Özellikle uzun süre ayakta kalması gereken kişilerde ve koşu gibi tekrarlayan faaliyetler içerisinde bulunanlarda görülebilen topuk dikeni, günlük yaşam esnasında hayat kalitesini ciddi oranda düşürebilmektedir. Konu hakkında bilgilendirme sağlayan Fizyoterapist Kutay Aydoğan, topuk dikeninin erken tanı ve doğru uygulanan rehabilitasyon protokolleriyle büyük ölçüde yönetilebileceğini belirtti.
“KİŞİYE ÖZEL PROGRAMLA BU SORUN BÜYÜK ÖLÇÜDE AŞILABİLİR”
“Topuk dikeni sadece ağrıya neden olmakla kalmaz, bireyin günlük yaşam aktivitelerini ciddi biçimde kısıtlar” diyen Aydoğan, “Ancak kişiye özel hazırlanmış bir fizyoterapi programıyla bu sorun büyük ölçüde aşılabilir” şeklinde konuştu.
“REHABİLİTASYON SÜRECİNİN İLK ADIMI, AĞRIYI AZALTMAKTIR”
Aydoğan, “Rehabilitasyon sürecinin ilk adımı, ağrıyı azaltmaktır. Buz uygulamaları, manuel terapi ve germe egzersizleri bu aşamada önemli rol oynamaktadır. Özellikle plantar fasyanın gerilmesini azaltan egzersizler ve taban destekleri ile yük dağılımını düzenlemek, iyileşme sürecini hızlandırıyor” ifadelerini kullandı.
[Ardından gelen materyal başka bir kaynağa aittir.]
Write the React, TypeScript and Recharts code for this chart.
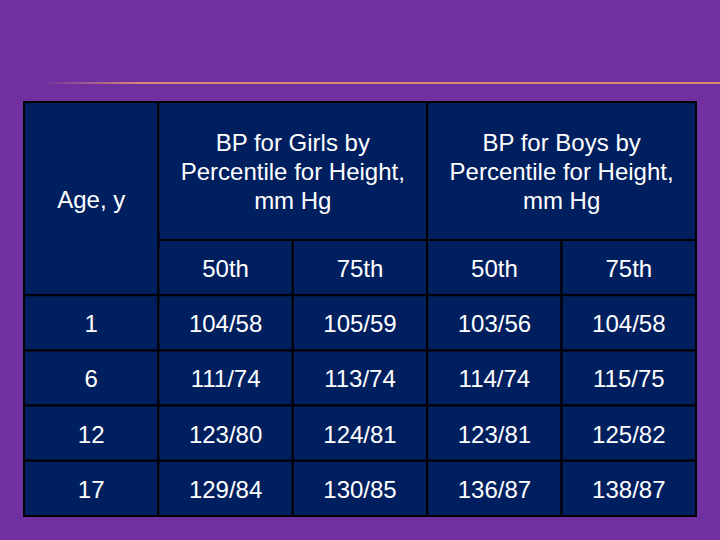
import { ComposedChart, XAxis, YAxis, ReferenceArea } from "recharts";

const ages = ["1", "6", "12", "17"];
const girls50 = ["104/58", "111/74", "123/80", "129/84"];
const girls75 = ["105/59", "113/74", "124/81", "130/85"];
const boys50 = ["103/56", "114/74", "123/81", "136/87"];
const boys75 = ["104/58", "115/75", "125/82", "138/87"];
const percentiles = ["50th", "75th"];
const ageTitle = ["Age, y"];
const girlsTitle = ["BP for Girls by", "Percentile for Height,", "mm Hg"];
const boysTitle = ["BP for Boys by", "Percentile for Height,", "mm Hg"];

const PURPLE = "#71309F";
const NAVY = "#001F5F";
const FONT = "'Liberation Sans', Arial, sans-serif";

type Cell = { x1: number; x2: number; y1: number; y2: number; lines: string[] };

// grid units: 5 columns, header block 2.5 rows tall, then 1 row each
const cells: Cell[] = [];
cells.push({ x1: 0, x2: 1, y1: 0, y2: 3.5, lines: ageTitle });
cells.push({ x1: 1, x2: 3, y1: 0, y2: 2.5, lines: girlsTitle });
cells.push({ x1: 3, x2: 5, y1: 0, y2: 2.5, lines: boysTitle });
[1, 2, 3, 4].forEach((c, i) => {
  cells.push({ x1: c, x2: c + 1, y1: 2.5, y2: 3.5, lines: [percentiles[i % 2]] });
});
const columns = [ages, girls50, girls75, boys50, boys75];
columns.forEach((col, c) => {
  col.forEach((v, r) => {
    cells.push({ x1: c, x2: c + 1, y1: 3.5 + r, y2: 4.5 + r, lines: [v] });
  });
});

const CellLabel = (props: any) => {
  const { viewBox, lines } = props;
  if (!viewBox) return null;
  const cx = viewBox.x + viewBox.width / 2;
  const cy = viewBox.y + viewBox.height / 2 + 1;
  const step = 29;
  const start = cy - ((lines.length - 1) * step) / 2;
  return (
    <text
      x={cx}
      textAnchor="middle"
      fill="#ffffff"
      fontSize={24}
      fontFamily={FONT}
    >
      {lines.map((l: string, i: number) => (
        <tspan key={i} x={cx} y={start + i * step} dy="0.35em">
          {l}
        </tspan>
      ))}
    </text>
  );
};

export default function App() {
  return (
    <div style={{ position: "relative", width: 720, height: 540, background: PURPLE }}>
      <style>{`body{margin:0;background:${PURPLE};}`}</style>
      <div
        style={{
          position: "absolute",
          left: 40,
          top: 82,
          width: 680,
          height: 2,
          background:
            "linear-gradient(to right, rgba(230,150,110,0) 0%, rgba(225,150,115,0.9) 15%, #d9906e 100%)",
        }}
      />
      <ComposedChart
        width={720}
        height={540}
        data={[]}
        margin={{ top: 102, right: 24, bottom: 24, left: 24 }}
      >
        <XAxis type="number" dataKey="x" domain={[0, 5]} hide allowDataOverflow />
        <YAxis type="number" dataKey="y" domain={[0, 7.5]} reversed hide allowDataOverflow />
        {cells.map((c, i) => (
          <ReferenceArea
            key={i}
            x1={c.x1}
            x2={c.x2}
            y1={c.y1}
            y2={c.y2}
            fill={NAVY}
            fillOpacity={1}
            stroke="#000000"
            strokeWidth={2}
            ifOverflow="visible"
            label={<CellLabel lines={c.lines} />}
          />
        ))}
      </ComposedChart>
    </div>
  );
}
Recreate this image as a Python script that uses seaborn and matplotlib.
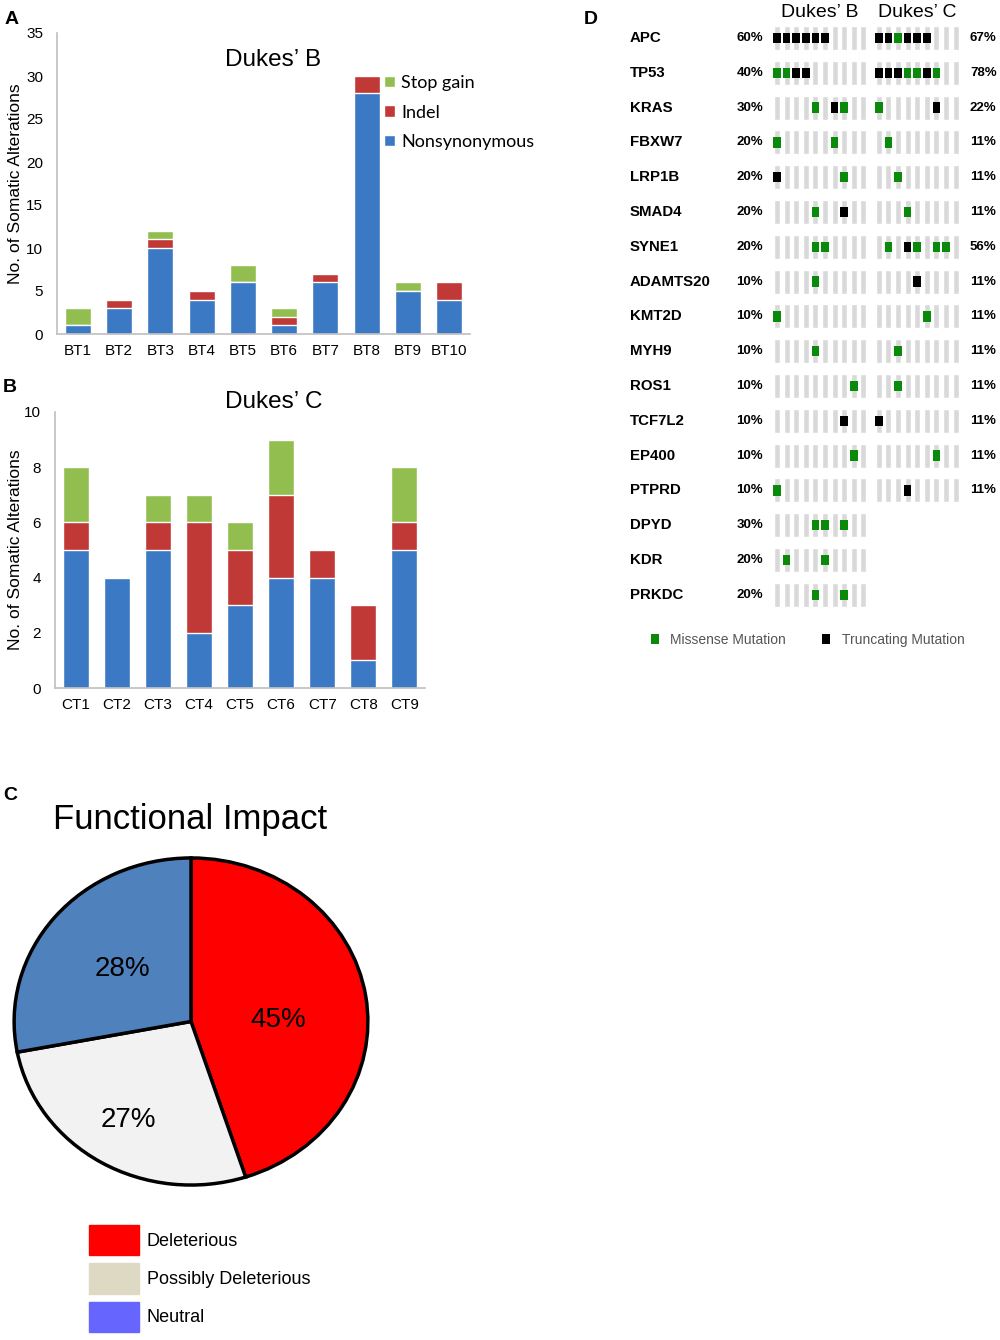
import numpy as np
import pandas as pd
import seaborn as sns
import matplotlib.pyplot as plt
import matplotlib.patches as mpatches
import matplotlib.path as mpath

# ---- panel A / B : somatic alterations per tumour ----
b_samples = ['BT1', 'BT2', 'BT3', 'BT4', 'BT5', 'BT6', 'BT7', 'BT8', 'BT9', 'BT10']
b_nonsyn = [1, 3, 10, 4, 6, 1, 6, 28, 5, 4]
b_indel = [0, 1, 1, 1, 0, 1, 1, 2, 0, 2]
b_stop = [2, 0, 1, 0, 2, 1, 0, 0, 1, 0]

c_samples = ['CT1', 'CT2', 'CT3', 'CT4', 'CT5', 'CT6', 'CT7', 'CT8', 'CT9']
c_nonsyn = [5, 4, 5, 2, 3, 4, 4, 1, 5]
c_indel = [1, 0, 1, 4, 2, 3, 1, 2, 1]
c_stop = [2, 0, 1, 1, 1, 2, 0, 0, 2]

# ---- panel C : functional impact ----
impact_labels = ['Deleterious', 'Possibly Deleterious', 'Neutral']
impact_pct = [45, 27, 28]

# ---- panel D : oncoprint (M = missense, T = truncating, . = none) ----
genes = ['APC', 'TP53', 'KRAS', 'FBXW7', 'LRP1B', 'SMAD4', 'SYNE1', 'ADAMTS20',
         'KMT2D', 'MYH9', 'ROS1', 'TCF7L2', 'EP400', 'PTPRD', 'DPYD', 'KDR', 'PRKDC']
muts_b = ['TTTTTT....', 'MMTT......', '....M.TM..', 'M.....M...', 'T......M..',
          '....M..T..', '....MM....', '....M.....', 'M.........', '....M.....',
          '........M.', '.......T..', '........M.', 'M.........', '....MM.M..',
          '.M...M....', '....M..M..']
muts_c = ['TTMTTT...', 'TTTMMTM..', 'M.....T..', '.M.......', '..M......',
          '...M.....', '.M.TM.MM.', '....T....', '.....M...', '..M......',
          '..M......', 'T........', '......M..', '...T.....', None, None, None]

W, H = 1000, 1340
BLUE, RED, GREEN = '#3b79c4', '#c03936', '#92be50'
AX_GREY = '#bfbfbf'

sns.set_style('white')
plt.rcParams['font.family'] = ['Liberation Sans', 'DejaVu Sans']
plt.rcParams['text.color'] = 'black'
plt.rcParams['axes.labelcolor'] = 'black'
plt.rcParams['xtick.color'] = 'black'
plt.rcParams['ytick.color'] = 'black'

fig = plt.figure(figsize=(W / 100, H / 100), dpi=100)


def px_axes(x0, y0, x1, y1):
    return fig.add_axes([x0 / W, 1 - y1 / H, (x1 - x0) / W, (y1 - y0) / H])


def stacked(ax, samples, nonsyn, indel, stop, ymax, step):
    df = pd.DataFrame({'sample': samples, 'nonsyn': nonsyn, 'indel': indel, 'stop': stop})
    df['ni'] = df['nonsyn'] + df['indel']
    df['total'] = df['ni'] + df['stop']
    sns.barplot(data=df, x='sample', y='total', color=GREEN, width=0.63, saturation=1,
                label='Stop gain', ax=ax)
    sns.barplot(data=df, x='sample', y='ni', color=RED, width=0.63, saturation=1,
                label='Indel', ax=ax)
    sns.barplot(data=df, x='sample', y='nonsyn', color=BLUE, width=0.63, saturation=1,
                label='Nonsynonymous', ax=ax)
    if ax.get_legend() is not None:
        ax.get_legend().remove()
    ax.set_ylim(0, ymax)
    ax.set_yticks(np.arange(0, ymax + 1, step))
    ax.set_xlim(-0.5, len(samples) - 0.5)
    ax.set_xlabel('')
    ax.set_ylabel('No. of Somatic Alterations', fontsize=12.5)
    for s in ['top', 'right']:
        ax.spines[s].set_visible(False)
    for s in ['left', 'bottom']:
        ax.spines[s].set_color(AX_GREY)
        ax.spines[s].set_linewidth(1.2)
    ax.tick_params(axis='y', length=4, color=AX_GREY, labelsize=11, pad=6)
    ax.tick_params(axis='x', length=0, labelsize=11, pad=7)


# ---- A ----
axA = px_axes(57, 33, 470, 334)
stacked(axA, b_samples, b_nonsyn, b_indel, b_stop, 35, 5)
axA.yaxis.set_label_coords((23 - 57) / 413, 0.5)
axA.text(0.523, 0.91, 'Dukes\u2019 B', transform=axA.transAxes, ha='center', va='center',
         fontsize=17.5)
axA.legend(loc='upper left', bbox_to_anchor=((384 - 57) / 413, 1 - (75 - 33) / 301),
           frameon=False, handlelength=0.6, handleheight=0.6,
           handletextpad=0.35, labelspacing=0.75, borderpad=0, borderaxespad=0,
           prop={'family': ['Lato', 'DejaVu Sans'], 'size': 13})

# ---- B ----
axB = px_axes(55, 412, 425, 688)
stacked(axB, c_samples, c_nonsyn, c_indel, c_stop, 10, 2)
axB.yaxis.set_label_coords((23 - 55) / 370, 0.5)
axB.text(0.59, 1.035, 'Dukes\u2019 C', transform=axB.transAxes, ha='center', va='center',
         fontsize=17.5)

# ---- C ----
axC = px_axes(12, 856, 370, 1187)
wedges, _, autotexts = axC.pie(impact_pct, colors=['#ff0000', '#f2f2f2', '#4f81bd'],
                               startangle=90, counterclock=False,
                               autopct=lambda p: f'{p:.0f}%', pctdistance=0.5,
                               wedgeprops={'edgecolor': 'black', 'linewidth': 2.5},
                               textprops={'fontsize': 20})
pct_dist = [0.5, 0.7, 0.5]
for t, d in zip(autotexts, pct_dist):
    x, y = t.get_position()
    t.set_position((x / 0.5 * d, y / 0.5 * d - (0.07 if d == 0.5 and x > 0 else 0)))
axC.set_aspect('auto')
axC.set_xlim(-1.012, 1.012)
axC.set_ylim(-1.012, 1.012)
fig.text(190 / W, 1 - 820 / H, 'Functional Impact', ha='center', va='center', fontsize=25)
fig.legend(handles=[mpatches.Patch(color=c, label=l) for c, l in
                    zip(['#ff0000', '#ddd9c3', '#6666ff'], impact_labels)],
           loc='upper left', bbox_to_anchor=(89 / W, 1 - 1225 / H), frameon=False,
           fontsize=13, handlelength=2.75, handleheight=2.2, handletextpad=0.45,
           labelspacing=0.45, borderpad=0, borderaxespad=0)

# ---- D ----
axD = px_axes(620, 0, 1000, 660)
col_w = 9.6
c_offset = 10.6
b_pos = np.arange(len(muts_b[0]))
c_pos = c_offset + np.arange(len(muts_c[0]))
rows = []
for gi, g in enumerate(genes):
    axD.bar(b_pos, 0.69, bottom=gi - 0.345, width=0.62, color='#d9d9d9')
    for j, ch in enumerate(muts_b[gi]):
        if ch != '.':
            rows.append((gi, b_pos[j], 'Missense Mutation' if ch == 'M' else 'Truncating Mutation'))
    if muts_c[gi] is not None:
        axD.bar(c_pos, 0.69, bottom=gi - 0.345, width=0.62, color='#d9d9d9')
        for j, ch in enumerate(muts_c[gi]):
            if ch != '.':
                rows.append((gi, c_pos[j], 'Missense Mutation' if ch == 'M' else 'Truncating Mutation'))
mut_df = pd.DataFrame(rows, columns=['gene', 'pos', 'type'])
sq = mpath.Path([(-0.36, -0.5), (0.36, -0.5), (0.36, 0.5), (-0.36, 0.5), (-0.36, -0.5)],
                closed=True)
sns.scatterplot(data=mut_df, x='pos', y='gene', hue='type', marker=sq, s=58, linewidth=0,
                palette={'Missense Mutation': '#0a8a0a', 'Truncating Mutation': 'black'},
                hue_order=['Missense Mutation', 'Truncating Mutation'], ax=axD)

x_left = -(777 - 620) / col_w
axD.set_xlim(x_left, x_left + 380 / col_w)
axD.set_ylim((660 - 38) / 34.8, -38 / 34.8)
axD.axis('off')
for gi, g in enumerate(genes):
    axD.text(x_left + 10 / col_w, gi, g, ha='left', va='center', fontsize=10.8, fontweight='bold')
    pb = 100 * sum(ch != '.' for ch in muts_b[gi]) / len(muts_b[gi])
    axD.text(-1.45, gi, f'{pb:.0f}%', ha='right', va='center', fontsize=9.5, fontweight='bold')
    if muts_c[gi] is not None:
        pc = 100 * sum(ch != '.' for ch in muts_c[gi]) / len(muts_c[gi])
        axD.text(20.1, gi, f'{pc:.0f}%', ha='left', va='center', fontsize=9.5, fontweight='bold')
axD.text(b_pos.mean(), -0.72, 'Dukes\u2019 B', ha='center', va='center', fontsize=14)
axD.text(c_pos.mean(), -0.72, 'Dukes\u2019 C', ha='center', va='center', fontsize=14)
sns.move_legend(axD, 'center left', bbox_to_anchor=((648 - 620) / 380, 1 - 640 / 660),
                ncol=2, frameon=False, title=None, fontsize=10, handlelength=1,
                handletextpad=0.6, columnspacing=2.4, borderpad=0, borderaxespad=0)
for t in axD.get_legend().get_texts():
    t.set_color('#555555')

# panel letters
for letter, x, y in [('A', 12, 20), ('B', 10, 388), ('C', 10, 796), ('D', 591, 20)]:
    fig.text(x / W, 1 - y / H, letter, ha='center', va='center', fontsize=14,
             fontweight='bold')

plt.savefig('out.png', dpi=100)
UYGUN AYAKKABI SEÇİMİNİN ÖNEMİ
Hastaların uzun vadede yeniden topuk dikeni sorunu yaşamamaları adına postür düzenlemeleri ve uygun ayakkabı seçiminin de kritik öneme sahip olduğunun altını çizen Kutay Aydoğan, sabır ve düzenli uygulamayla topuk dikeni semptomlarının kontrol altına alınabildiğini, bireylerin ağrısız bir yaşama kavuşabileceğini dile getirdi.